Once installed, one can use the following command lines to load the data used in our toy example using the following command lines:

data("data_iSMNN")
dim(data_iSMNN$batch1.mat)
data_iSMNN$batch1.mat[1:5, 1:5]
dim(data_iSMNN$batch2.mat)

The optional step for cluster harmonizing

The function unifiedClusterLabelling from SMNN package is used to match/harmonize the clusters/cell type labels across multiple scRNA-seq batches. It takes as input raw expression matrices from two or more batches, a list of marker genes and their corresponding cluster labels, and outputs harmonized cluster label for every single cells across all batches.

Provide cell-type specific marker gene information

Two pieces of information are needed:

  • Marker genes
  • Corresponding cell type labels for each marker gene
# Maker genes
markers <- c("Col1a1", "Pdgfra", "Ptprc", "Pecam1")
# Corresponding cell type labels for each marker gene
cluster.info <- c("fibroblast", "fibroblast", "macrophage", "endothelial cells")

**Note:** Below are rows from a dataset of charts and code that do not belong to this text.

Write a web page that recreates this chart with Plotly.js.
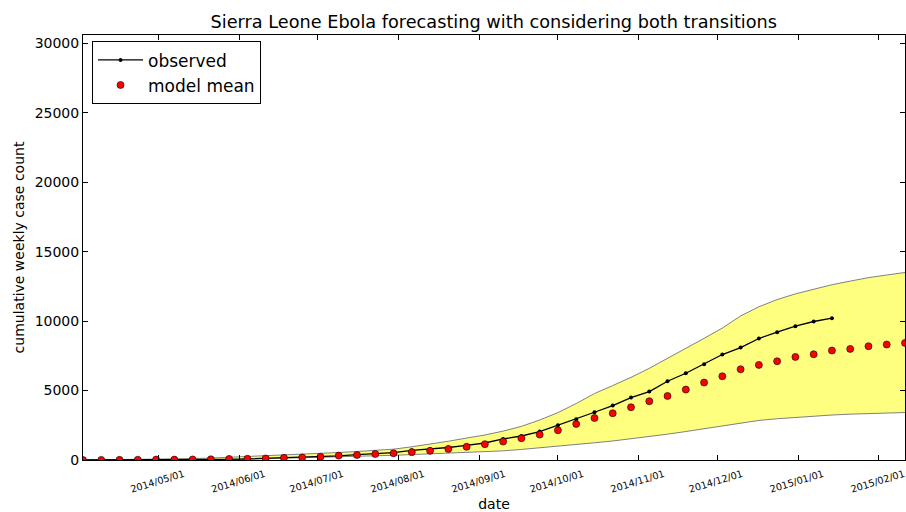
<!DOCTYPE html>
<html>
<head>
<meta charset="utf-8">
<script src="https://cdn.plot.ly/plotly-3.0.1.min.js"></script>
<style>
  html, body { margin: 0; padding: 0; background: #fff; }
  #chart { width: 906px; height: 512px; }
</style>
</head>
<body>
<div id="chart"></div>
<script>
const weeks = [
  '2014-04-02','2014-04-09','2014-04-16','2014-04-23','2014-04-30',
  '2014-05-07','2014-05-14','2014-05-21','2014-05-28',
  '2014-06-04','2014-06-11','2014-06-18','2014-06-25',
  '2014-07-02','2014-07-09','2014-07-16','2014-07-23','2014-07-30',
  '2014-08-06','2014-08-13','2014-08-20','2014-08-27',
  '2014-09-03','2014-09-10','2014-09-17','2014-09-24',
  '2014-10-01','2014-10-08','2014-10-15','2014-10-22','2014-10-29',
  '2014-11-05','2014-11-12','2014-11-19','2014-11-26',
  '2014-12-03','2014-12-10','2014-12-17','2014-12-24','2014-12-31',
  '2015-01-07','2015-01-14','2015-01-21','2015-01-28',
  '2015-02-04','2015-02-11'
];

const observed = [
  0, 0, 0, 0, 0, 0, 16, 30, 50,
  80, 120, 160, 200,
  240, 300, 380, 450, 530,
  700, 780, 900, 1050,
  1225, 1513, 1729, 2046,
  2500, 2932, 3437, 3919, 4496,
  4928, 5670, 6247, 6895,
  7594, 8098, 8747, 9201, 9633,
  9972, 10210
];

const modelMean = [
  0, 5, 10, 20, 30, 30, 40, 50, 80,
  90, 110, 155, 185,
  230, 317, 360, 432, 483,
  565, 660, 793, 950,
  1140, 1326, 1563, 1830,
  2140, 2594, 3026, 3365, 3797,
  4229, 4611, 5072, 5577,
  6031, 6535, 6845, 7111, 7421,
  7616, 7882, 7998, 8192,
  8314, 8430
];

const upperBound = [
  0, 10, 20, 30, 50, 70, 100, 140, 190,
  250, 320, 370, 420,
  480, 540, 610, 690, 780,
  950, 1130, 1350, 1580,
  1800, 2080, 2420, 2880,
  3413, 4063, 4784, 5360, 5950,
  6600, 7300, 8030, 8760,
  9500, 10370, 11030, 11550, 11960,
  12300, 12620, 12880, 13130,
  13320, 13500
];

const lowerBound = [
  0, 0, 0, 0, 5, 10, 15, 25, 40,
  60, 90, 120, 150,
  185, 220, 260, 300, 340,
  390, 440, 500, 540,
  576, 660, 760, 870,
  987, 1110, 1240, 1370, 1520,
  1680, 1860, 2050, 2250,
  2470, 2690, 2850, 2970, 3070,
  3170, 3240, 3300, 3350,
  3390, 3420
];

const yTicks = [0, 5000, 10000, 15000, 20000, 25000, 30000];

const traces = [
  {
    x: weeks, y: lowerBound, type: 'scatter', mode: 'lines',
    line: { color: '#808080', width: 1 }, showlegend: false, hoverinfo: 'skip'
  },
  {
    x: weeks, y: upperBound, type: 'scatter', mode: 'lines',
    fill: 'tonexty', fillcolor: 'rgba(255,255,0,0.5)',
    line: { color: '#808080', width: 1 }, showlegend: false, hoverinfo: 'skip'
  },
  {
    x: weeks.slice(0, observed.length), y: observed, type: 'scatter', mode: 'lines+markers',
    name: 'observed',
    line: { color: '#000000', width: 1.3 },
    marker: { color: '#000000', size: 4 }
  },
  {
    x: weeks, y: modelMean, type: 'scatter', mode: 'markers',
    name: 'model mean', cliponaxis: true,
    marker: { color: '#ff0000', size: 7, line: { color: '#000000', width: 0.6 } }
  }
];

const font = 'DejaVu Sans, sans-serif';

const layout = {
  width: 906, height: 512,
  margin: { l: 83, r: 1, t: 35, b: 52, pad: 0 },
  paper_bgcolor: '#ffffff', plot_bgcolor: '#ffffff',
  font: { family: font, color: '#000000', size: 14 },
  title: {
    text: 'Sierra Leone Ebola forecasting with considering both transitions',
    font: { family: font, size: 17.7, color: '#000000' },
    x: 0.545, xanchor: 'center', y: 0.957, yanchor: 'middle'
  },
  xaxis: {
    type: 'date',
    range: ['2014-04-02', '2015-02-11'],
    tick0: '2014-05-01', dtick: 'M1',
    tickformat: '%Y/%m/%d',
    tickangle: -17,
    tickfont: { family: font, size: 9.7, color: '#000000' },
    ticks: 'inside', ticklen: 5, tickcolor: '#000000', tickwidth: 1,
    showline: true, linecolor: '#000000', linewidth: 1, mirror: 'ticks',
    showgrid: false, zeroline: false,
    ticklabelshift: 25, ticklabelstandoff: 4,
    ticklabeloverflow: 'allow',
    title: { text: 'date', font: { family: font, size: 14, color: '#000000' }, standoff: 8 }
  },
  yaxis: {
    range: [0, 30600],
    tickvals: yTicks,
    ticktext: yTicks.map(String),
    tickfont: { family: font, size: 14, color: '#000000' },
    ticks: 'inside', ticklen: 5, tickcolor: '#000000', tickwidth: 1,
    showline: true, linecolor: '#000000', linewidth: 1, mirror: 'ticks',
    showgrid: false, zeroline: false,
    title: { text: 'cumulative weekly case count', font: { family: font, size: 14, color: '#000000' }, standoff: 6 }
  },
  legend: {
    x: 0.011, y: 0.985, xanchor: 'left', yanchor: 'top',
    traceorder: 'normal',
    bgcolor: '#ffffff', bordercolor: '#000000', borderwidth: 1,
    font: { family: font, size: 17, color: '#000000' },
    itemwidth: 45, tracegroupgap: 0
  },
  showlegend: true
};

Plotly.newPlot('chart', traces, layout, { displayModeBar: false, staticPlot: true });
</script>
</body>
</html>
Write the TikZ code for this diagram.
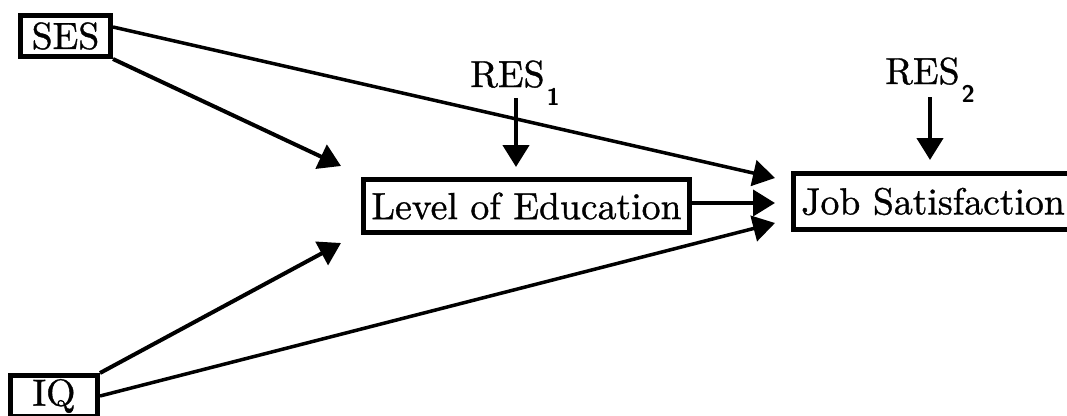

Harmonize cluster labels across batches

library(SMNN)
batch.cluster.labels <- unifiedClusterLabelling(data_SMNN$batch1.mat, data_iSMNN$batch2.mat, features.use = markers, cluster.labels = cluster.info, min.perc = 0.3)

Batch effect correction using iSMNN function

With harmonized cluster label information for single cells across batches, we implement batch effect correction using iSMNN.

Construct the input object for batches using Seurat

Input object is first constructed following the instruction of Seurat v3 package. See the tutorial from the Seurat website for details.

library(Seurat)
merge <- CreateSeuratObject(counts = cbind(data_iSMNN$batch1.mat, data_iSMNN$batch2.mat), project = "merge", min.cells = 0, min.features = 0)
batch_id <- c(rep("batch1", ncol(data_iSMNN$batch1.mat)), rep("batch2", ncol(data_iSMNN$batch2.mat)))
names(batch_id) <- colnames(merge)
merge <- AddMetaData(object = merge, metadata = batch_id, col.name = "batch_id")
merge.list <- SplitObject(merge, split.by = "batch_id")

library(cowplot)
merge.list <- lapply(X = merge.list, FUN = function(x) {
  x <- NormalizeData(x)
  x <- FindVariableFeatures(x, selection.method = "vst", nfeatures = 2000)
})

Correct batch effect

corrected.results <- iSMNN(object.list = merge.list, batch.cluster.labels = batch.cluster.labels, matched.clusters = c("endothelial cells", "macrophage", "fibroblast"),
                            strategy = "Short.run", iterations = 5, dims = 1:20, npcs = 30, k.filter = 30)

iSMNN function will return a Seurat object that contains the batch-corrected expression matrix for batches

# Output after correction for batch
corrected.results

## An object of class Seurat 
## 4624 features across 900 samples within 2 assays 
## Active assay: integrated (1624 features)
##  1 other assay present: RNA
##  2 dimensional reductions calculated: pca, umap

Citation

Yang, Y., Li, G., Xie, Y., Wang, L., Yang, Y., Liu, J., Qian, L., Li., Y. (2020) iSMNN: Batch Effect Correction for Single-cell RNA-seq data via Iterative Supervised Mutual Nearest Neighbor Refinement. biorxiv, https://www.biorxiv.org/content/10.1101/2020.11.09.375659v1.

Credits

Some functions are borrowed from or executed according to the Seurat v3 package (Sturat et al., 2019).